Total processing time: 59.96s


In [16]:
start_time = time.time()

token_freq = {}

for s in samples:
    for t in s:

        if t not in token_freq:
            token_freq[t] = 1
        token_freq[t] = token_freq[t] + 1
        
total_time = time.time() - start_time
print(f"Total processing time: {total_time:0.2f}s")

print(f"Total unique tokens found: {len(token_freq)}")

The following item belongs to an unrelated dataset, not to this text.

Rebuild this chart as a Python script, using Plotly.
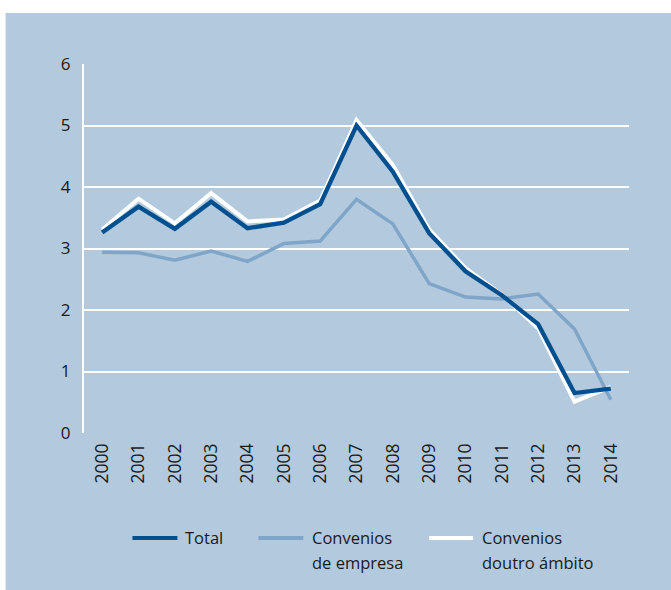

Total processing time: 2.57s
Total unique tokens found: 186220


In [29]:
def k_most_frequent(freq, k):
    most_freq = []

    # Keep track of the index and count of the least frequent token in the
    # list. This is the token that is the next candidate to be removed if
    # we find a more frequent token.
    token_to_remove_index = None
    token_to_remove_count = None

    for (token, count) in freq.items():
        # If we do not yet have k most frequent tokens, then we can just
        # add this token to the list.
        if len(most_freq) < k:
            most_freq.append(token)
            if token_to_remove_count is None or count < token_to_remove_count:
                token_to_remove_count = count
                token_to_remove_index = len(most_freq) - 1
            continue

        # Check if this word is occurring more frequently than the least
        # frequent token in the list.
        if token_to_remove_count < count:
            most_freq[token_to_remove_index] = token
            
            # Need to search for the least frequent token in the list.
            token_to_remove_count = freq[most_freq[0]]
            token_to_remove_index = 0
            for (i, token) in enumerate(most_freq):
                if freq[token] < token_to_remove_count:
                    token_to_remove_count = freq[token]
                    token_to_remove_index = i
    
    return most_freq


Let's generate a list of the most common words and the number of times they show up in our file.

In [35]:
[(token_freq[t], t) for t in k_most_frequent(token_freq, 20)]

[(45329, 'with'),
 (43543, 'said'),
 (47491, 'was'),
 (65316, 'for'),
 (67363, 'that'),
 (311503, '.'),
 (57695, 'on'),
 (57011, 'is'),
 (354051, ','),
 (53410, 'The'),
 (70058, "'s"),
 (183646, 'to'),
 (90259, '``'),
 (37629, 'as'),
 (159188, 'and'),
 (36604, 'at'),
 (156645, 'a'),
 (175486, 'of'),
 (141074, 'in'),
 (362986, 'the')]

Let's now look for any words that contains non-alphabetical characters.

In [37]:
non_alpha_tokens = []

for token in token_freq.keys():
    found_non_alpha = False

    for c in token.lower():

        if ord(c) < ord('a') or ord(c) > ord('z'):
            non_alpha_tokens.append(token)
            found_non_alpha = True
            continue
        
        if found_non_alpha:
            continue


In [40]:
len(non_alpha_tokens[:20])

20

What are some of the most common tokens with non-alpha numeric characters?

In [46]:
non_alpha_freq = { t:token_freq[t] for t in non_alpha_tokens }

[(t, non_alpha_freq[t]) for t in k_most_frequent(non_alpha_freq, 30)]

[('.', 311503),
 (',', 354051),
 ('(', 22524),
 ('U.S.', 6320),
 ('30', 2233),
 ('20', 2259),
 ("'t", 11913),
 ("'s", 70058),
 ('$', 12917),
 ('2', 2134),
 ('``', 90259),
 (':', 13597),
 ('2008', 2608),
 ("'", 9576),
 ('Mr.', 3611),
 ('&', 2195),
 ('£', 4844),
 ('--', 22635),
 (')', 22698),
 ('1', 2704),
 ('%', 3194),
 ('...', 2986),
 ('2009', 2541),
 ("'re", 2575),
 ('?', 8331),
 ('10', 3375),
 ('!', 2454),
 ('-', 10053),
 (';', 5989),
 ('/', 5138)]

We can see that this list contains puncuation, years (2006, 2007), word abbreviations (Mr. and U.S.), ending of contractions ('t and 've), and common numbers (2, 10).